Monday, October 1, 2012
Gas prices and the 2nd half economy
- by New Deal democrat
The $.50+ hike in the grice of gas during the third quarter is beating the tar out of my second half 2012 forecast. Back in January, looking at the progress of the Long Leading indicators, and taking into account the normal seasonal rise and fall of gas prices (and therefore the tightening and loosening of the energy choke collar), I figured that the economy would slow to about a stall at some point in the first half. Noting the recent downward revisions in 2nd quarter GDP, and the punk payroll numbers since March, that seems to have been about right.

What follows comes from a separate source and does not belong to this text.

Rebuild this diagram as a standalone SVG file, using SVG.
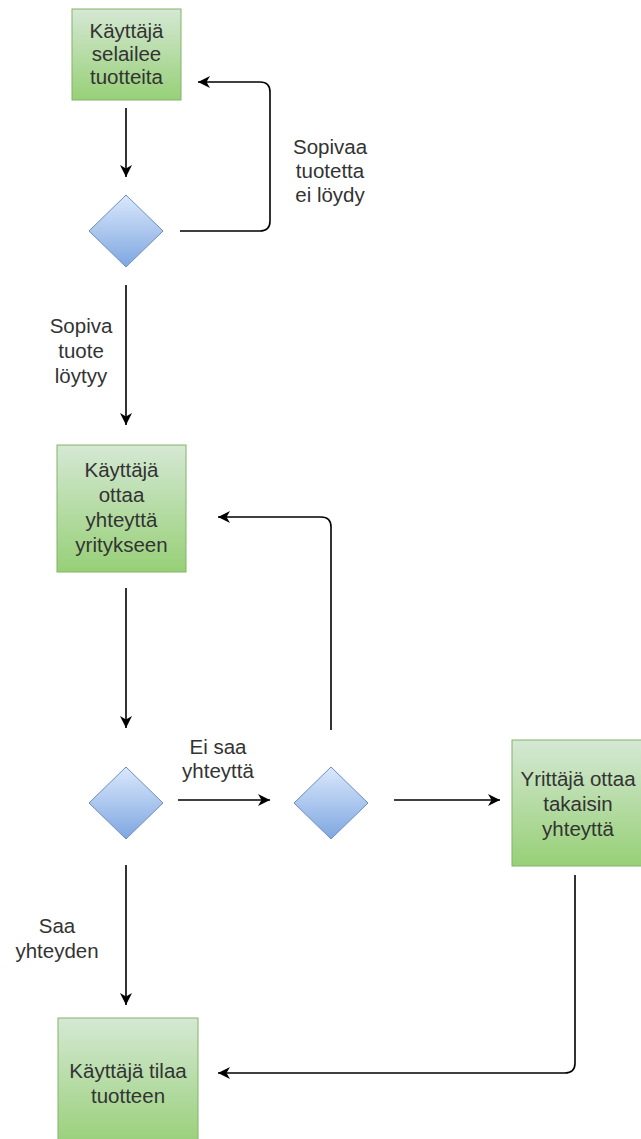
<svg xmlns="http://www.w3.org/2000/svg" width="641" height="1139" viewBox="0 0 641 1139">
<defs>
<linearGradient id="gGreen" x1="0" y1="0" x2="0" y2="1"><stop offset="0" stop-color="#d5e8d4"/><stop offset="1" stop-color="#97d077"/></linearGradient>
<linearGradient id="gBlue" x1="0" y1="0" x2="0" y2="1"><stop offset="0" stop-color="#dae8fc"/><stop offset="1" stop-color="#7ea6e0"/></linearGradient>
<marker id="arr" markerUnits="userSpaceOnUse" markerWidth="14" markerHeight="14" refX="12" refY="7" orient="auto"><path d="M0,1 L12,7 L0,13 L3.5,7 Z" fill="#000"/></marker>
<style>
.box{fill:url(#gGreen);stroke:#82b366;stroke-width:1}
.dia{fill:url(#gBlue);stroke:#6c8ebf;stroke-width:1}
.t{font-family:"Liberation Sans",Arial,sans-serif;font-size:20.5px;fill:#333;text-anchor:middle}
.c{fill:none;stroke:#000;stroke-width:1.6;marker-end:url(#arr)}
</style>
</defs>
<g id="n1"><rect class="box" x="72" y="9" width="109" height="91"/><text class="t"><tspan x="126.5" y="38">Käyttäjä</tspan><tspan x="126.5" y="61">selailee</tspan><tspan x="126.5" y="84">tuotteita</tspan></text></g>
<g id="d1"><polygon class="dia" points="126,195 163,231 126,267 89,231"/></g>
<g id="n2"><rect class="box" x="57" y="445" width="129" height="127"/><text class="t"><tspan x="121.5" y="477">Käyttäjä</tspan><tspan x="121.5" y="502">ottaa</tspan><tspan x="121.5" y="527">yhteyttä</tspan><tspan x="121.5" y="552">yritykseen</tspan></text></g>
<g id="d2"><polygon class="dia" points="126,767 163,803 126,839 89,803"/></g>
<g id="d3"><polygon class="dia" points="331,767 368,803 331,839 294,803"/></g>
<g id="n4"><rect class="box" x="512" y="740" width="135" height="126"/><text class="t"><tspan x="578" y="786">Yrittäjä ottaa</tspan><tspan x="578" y="811">takaisin</tspan><tspan x="578" y="836">yhteyttä</tspan></text></g>
<g id="n5"><rect class="box" x="58" y="1018" width="140" height="130"/><text class="t"><tspan x="128" y="1078">Käyttäjä tilaa</tspan><tspan x="128" y="1103">tuotteen</tspan></text></g>
<g id="connectors">
<path class="c" d="M126,108 L126,177"/>
<path class="c" d="M180,231 L260,231 Q270,231 270,221 L270,92 Q270,82 260,82 L198,82"/>
<path class="c" d="M126,285 L126,425"/>
<path class="c" d="M126,588 L126,728"/>
<path class="c" d="M178,800 L270,800"/>
<path class="c" d="M331,730 L331,527 Q331,517 321,517 L218,517"/>
<path class="c" d="M394,800 L500,800"/>
<path class="c" d="M575,875 L575,1063 Q575,1073 565,1073 L218,1073"/>
<path class="c" d="M126,865 L126,1005"/>
</g>
<g id="labels">
<text class="t"><tspan x="330" y="154">Sopivaa</tspan><tspan x="330" y="178">tuotetta</tspan><tspan x="330" y="202">ei löydy</tspan></text>
<text class="t"><tspan x="81" y="333">Sopiva</tspan><tspan x="81" y="358">tuote</tspan><tspan x="81" y="383">löytyy</tspan></text>
<text class="t"><tspan x="218" y="754">Ei saa</tspan><tspan x="218" y="778">yhteyttä</tspan></text>
<text class="t"><tspan x="57" y="933">Saa</tspan><tspan x="57" y="958">yhteyden</tspan></text>
</g>
</svg>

But I also figured that the slowdown would case a downturn in the price of gas up until the holiday season, and with no debt ceiling debacle prior to election day, the second half of 2012 would see the economy strengthening.
With wage pressures minimal at best, the economic weakness should play out like an old fashioned deflationary bust. Those typically bottom coincident with the YoY rate of inflation bottoming as well. Sure enough, as gas prices declined beginning in May, I figured we would see an inflation rate of only about 1% or less by the end of summer. This would be less than the rate of wage growth. Consumer spending would pick up, and the economy would strengthen again.
Except Oil prices turned right back around and headed to $100 a barrel. I don't profess to know why - speculation? Iran troubles? Refinery closures? - but the result is that I do not believe the period of weakness is over.
Let me flesh this out with a few graphs. First of all, as I have pointed out many times, the issue of US wage stagnation is a crucial long term determinant of the economy. If wages stagnate or decline, then consumer spending must come out of savings, out of asset appreciation (stocks or houses), or refinancing of debt at lower rates. Here is the most recent update, through August, of real wages (i.e., wages minus inflation, both measured YoY):
The way to read this graph is to note that a positive number means that YoY wage growth exceeds YoY inflation. A negative number means wages haven't kept up with inflation. During most of the 1980s and early 1990s, wages failed to keep up with inflation -- but with women continuing to enter the workforce, household buying power continued to increase, aided and abetted by a rising stock market and decreasing mortgage rates (meaning, with the exception of just before the 1990 recession, the continual ability to refinance debt at lower monthly payments). Similarly, in the mid 2000s, rising house prices and decreasing mortgage rates meant that purchasing power could be extracted from home equity and from refinancing. That all fell apart in 2006 and 2007.
Note also that generally speaking at the onset of each recession, prices did not keep up with wages. By the end of each recession, wages supported substantially more consumer spending that at the start of the downturn.
Since the beginning of 2011, wages have failed once again to keep up with inflation. As middle class assets have been depreciating during most of that time, the only avenues available for increased spending have been refinancing of debt, and digging into savings (as to which a huge sum was accumulated during the last recession). Notice also that unlike each and every recession shown in the graph, real wages have failed to break above zero. So long as that is the case, weakness - or worse - will continue.
So why hasn't inflation declined further? I blame the recent surge in gas. Here's a graph of inflation ex-energy for the last 24 months. The blue bars are the monthly percentage changes for the first 12 months. The green (red) bars show an increase (decrease) in the monthly prices compared with the same month 1 year earlier.
You can see that ex-energy, the rate of inflation has declined each and every month except for one this year.
Now here is the same graph, including energy as well.
The YoY rate of inflation began to decline last October, but then spiked again in August of this year. I expect the spike to continue when September CPI is reported as well.
So what does this mean? It means that the economy will continue to be weak, or even contract, until sufficient demand for gasoline is destoryed so as to cause YoY inflation to turn and to remain significantly under YoY wage growth (which is becoming ever more non-existent) long enough for consumers to be able to spend more safely.